Prandium Latinum

Posted on April 6, 2012 by

0


Prandium Latinum by Arianne Potter

Imagine if you will a typical lunch get-together: good food, some wine and excellent conversation. People laugh, they make jokes, they share and acquire and nobody looks down on anyone else. Here, Latin is the language of choice, and it is in Latin that the diners are joking, laughing, sharing and not judging. The speakers have dictionaries, but nobody is trembling, and there are no red pens out. This is a prandium Latinum, a low-stress opportunity for aspiring speakers of Latin not only to practice their communication skills, but also to make mistakes.

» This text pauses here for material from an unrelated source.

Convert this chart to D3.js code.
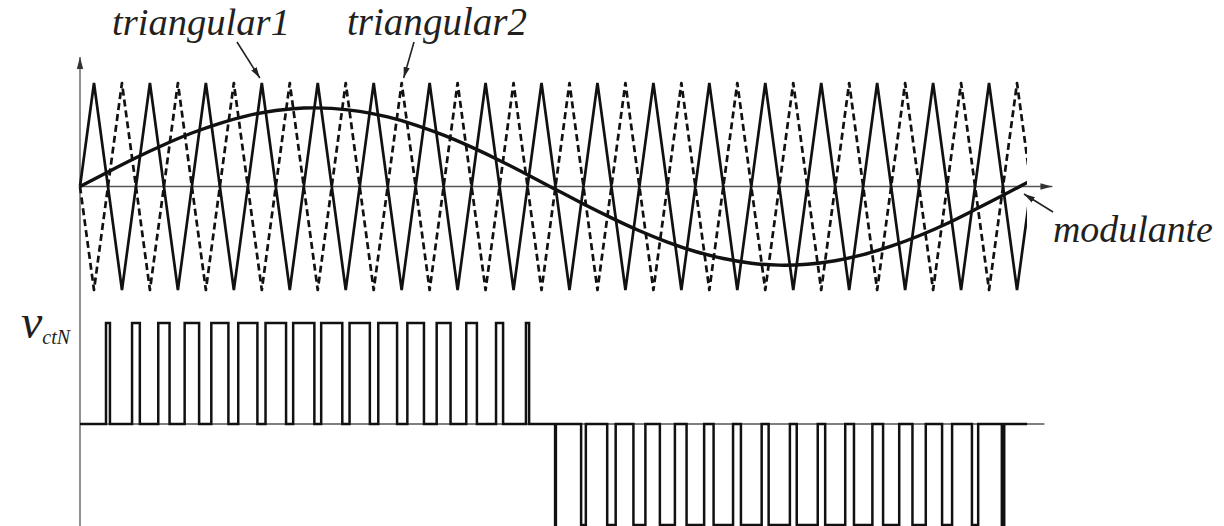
<!DOCTYPE html>
<html>
<head>
<meta charset="utf-8">
<script src="https://cdn.jsdelivr.net/npm/d3@7"></script>
<style>
  html, body { margin: 0; padding: 0; background: #fff; }
  svg { display: block; }
  text { font-family: "Liberation Serif", "Times New Roman", serif; font-style: italic; fill: #231f20; }
</style>
</head>
<body>
<svg id="chart" width="1224" height="526"></svg>
<script>
// Time is measured in half periods of the carrier (17 carrier periods shown).
const carrierTimes = [0, 0.5, 1.5, 2.5, 3.5, 4.5, 5.5, 6.5, 7.5, 8.5, 9.5, 10.5, 11.5, 12.5, 13.5, 14.5, 15.5,
  16.5, 17.5, 18.5, 19.5, 20.5, 21.5, 22.5, 23.5, 24.5, 25.5, 26.5, 27.5, 28.5, 29.5, 30.5, 31.5, 32.5, 33.5, 34];
const triangular1 = [0, 1, -1, 1, -1, 1, -1, 1, -1, 1, -1, 1, -1, 1, -1, 1, -1,
  1, -1, 1, -1, 1, -1, 1, -1, 1, -1, 1, -1, 1, -1, 1, -1, 1, -1, 0];
const triangular2 = [0, -1, 1, -1, 1, -1, 1, -1, 1, -1, 1, -1, 1, -1, 1, -1, 1,
  -1, 1, -1, 1, -1, 1, -1, 1, -1, 1, -1, 1, -1, 1, -1, 1, -1, 1, 0];

// Modulating wave, sampled at every zero crossing of the carriers.
const sampleTimes = [0, 1, 2, 3, 4, 5, 6, 7, 8, 9, 10, 11, 12, 13, 14, 15, 16, 17,
  18, 19, 20, 21, 22, 23, 24, 25, 26, 27, 28, 29, 30, 31, 32, 33, 34];
const modulante = [0, 0.141, 0.278, 0.404, 0.517, 0.611, 0.685, 0.734, 0.758, 0.755, 0.726, 0.672,
  0.594, 0.496, 0.380, 0.252, 0.113, -0.028, -0.169, -0.303, -0.428, -0.537, -0.628, -0.696,
  -0.741, -0.760, -0.751, -0.717, -0.658, -0.577, -0.476, -0.358, -0.223, -0.085, 0.057];

const timeEnd = 33.86;       // waveforms stop here
const axisEnd = 34.48;       // end of the time axes

const labels = { tri1: "triangular1", tri2: "triangular2", mod: "modulante", out: "v", outSub: "ctN" };

const svg = d3.select("#chart");
const ink = "#111";
const axisInk = "#555";

const x = d3.scaleLinear().domain([0, 34]).range([80, 1031]);
const yTop = d3.scaleLinear().domain([-1, 1]).range([290, 83]);
const yBot = d3.scaleLinear().domain([-1, 1]).range([525, 323]);

// markers
const defs = svg.append("defs");
defs.append("marker").attr("id", "axisHead")
  .attr("viewBox", "0 0 12 8").attr("refX", 12).attr("refY", 4)
  .attr("markerWidth", 12).attr("markerHeight", 8).attr("markerUnits", "userSpaceOnUse")
  .attr("orient", "auto")
  .append("path").attr("d", "M0,0.8 L12,4 L0,7.2 Z").attr("fill", "#333");
defs.append("marker").attr("id", "noteHead")
  .attr("viewBox", "0 0 12 8").attr("refX", 12).attr("refY", 4)
  .attr("markerWidth", 11).attr("markerHeight", 8).attr("markerUnits", "userSpaceOnUse")
  .attr("orient", "auto")
  .append("path").attr("d", "M0,0.6 L12,4 L0,7.4 Z").attr("fill", "#222");
defs.append("clipPath").attr("id", "waveClip")
  .append("rect").attr("x", 0).attr("y", 0).attr("width", x(timeEnd)).attr("height", 526);

// axes
svg.append("line").attr("x1", x(0)).attr("x2", x(0)).attr("y1", 526).attr("y2", 57)
  .attr("stroke", axisInk).attr("stroke-width", 1.3).attr("marker-end", "url(#axisHead)");
svg.append("line").attr("x1", x(0)).attr("x2", x(axisEnd) + 8).attr("y1", yTop(0)).attr("y2", yTop(0))
  .attr("stroke", axisInk).attr("stroke-width", 1.3).attr("marker-end", "url(#axisHead)");
svg.append("line").attr("x1", x(0)).attr("x2", x(axisEnd)).attr("y1", yBot(0)).attr("y2", yBot(0))
  .attr("stroke", axisInk).attr("stroke-width", 1.3);

const waves = svg.append("g").attr("clip-path", "url(#waveClip)");

const carrierLine = levels => d3.line()
  .x((d, i) => x(carrierTimes[i]))
  .y((d, i) => yTop(levels[i]))(levels);

waves.append("path").attr("d", carrierLine(triangular2))
  .attr("fill", "none").attr("stroke", ink).attr("stroke-width", 2.7)
  .attr("stroke-dasharray", "7,4").attr("stroke-linejoin", "round");
waves.append("path").attr("d", carrierLine(triangular1))
  .attr("fill", "none").attr("stroke", ink).attr("stroke-width", 2.7)
  .attr("stroke-linejoin", "miter");

const sineLine = d3.line()
  .x((d, i) => x(sampleTimes[i]))
  .y(d => yTop(d))
  .curve(d3.curveNatural);
waves.append("path").attr("d", sineLine(modulante))
  .attr("fill", "none").attr("stroke", ink).attr("stroke-width", 3.4);

// output voltage: one pulse centred on each carrier crossing, width set by the modulating sample
const outPts = [[0, 0]];
modulante.forEach((m, i) => {
  const t = sampleTimes[i];
  if (m === 0 || t + Math.abs(m) / 2 > timeEnd) return;
  const s = Math.sign(m), w = Math.abs(m) / 2;
  outPts.push([t - w, 0], [t - w, s], [t + w, s], [t + w, 0]);
});
outPts.push([timeEnd, 0]);
svg.append("path")
  .attr("d", d3.line().x(d => x(d[0])).y(d => yBot(d[1]))(outPts))
  .attr("fill", "none").attr("stroke", ink).attr("stroke-width", 2.5)
  .attr("stroke-linejoin", "miter");

// annotations: each label is sized so that it spans the given width
const note = (txt, tx, ty, width, ax1, ay1, ax2, ay2) => {
  const t = svg.append("text").attr("x", tx).attr("y", ty).attr("font-size", 40).text(txt);
  const len = t.node().getComputedTextLength();
  const size = Math.min(44, 40 * width / len);
  t.attr("font-size", size);
  svg.append("line").attr("x1", ax1).attr("y1", ay1).attr("x2", ax2).attr("y2", ay2)
    .attr("stroke", "#222").attr("stroke-width", 1.6).attr("marker-end", "url(#noteHead)");
};
note(labels.tri1, 112, 35, 178, 237, 42, x(6.5) - 2, yTop(1) - 5);
note(labels.tri2, 347, 35, 180, 414, 42, x(11.5) + 2, yTop(1) - 5);
note(labels.mod, 1053, 242, 160, 1053, 212, 1024, 194);

const vl = svg.append("text").attr("x", 21).attr("y", 338).attr("font-size", 48);
vl.append("tspan").text(labels.out);
vl.append("tspan").attr("font-size", 20).attr("dy", 6).text(labels.outSub);
</script>
</body>
</html>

Gwinnett County teachers get together now at each other’s houses, taking turns hosting, about once a month. We relax, have a good lasagna and use phrases like “ego est magister” – phrases that would make us wince if we heard them from our students. But as Evan Gardner says, how fascinating! And how impossible it is to get any better at anything if we do not first make the mistake. For all our knowledge about Latin, we frequently have little practice in using our Latin, especially with people at our own level, and even with comprehension of rules, communication is a different animal. It does not improve without proper care and feeding, and we often aren’t able to get this. While ‘puer est in horto’ is great modeling practice, conversation requires us to be able to communicate without necessarily knowing how our companions will respond. Prandium Latinum is a safe environment in which to do this, a place where all of us err and all of us support each other, because it’s not about the grammar – it’s about the communication, as language learning should be. There is no competition; only comprehension and learning. So we settle in, make the errors, move on, and understand where our students are coming from.

Since we began doing this, I have learned what the point of the passive periphrastic is. It is so much easier to say prandium consumendum est! than necesse est nobis prandium consumere. The language as a language, rather than a theory, has become more real to us, and each of us has gone back to our classrooms and our lives a little more comfortable in what we do, more comfortable in our teaching skins, knowing that we are capable of more than we thought. Speaking to our students is turning into the path up the mountain rather than the insurmountable peak of it. Perfectionism, I am discovering, is the death of language learning, following closely by didactic grammar. We aren’t perfect, but we are trying, which is much bigger. A prandium gives us as adult learners the space to grow without shame, without subjugating our fragile egos to grades and judgment, and with nothing riding on it but dessert.

If ever you have thought about speaking Latin with your students, or even just on your own, and said, “That would be nice, but I don’t think I can do it,” give your local Latinists a call. Offer to make pasta and sit down one Sunday afternoon for some good conversation. Leave your inner critic at the door and bring your dictionary and your sparkling wit. You’ll be surprised what you can already do, what is possible if only you decide to do it.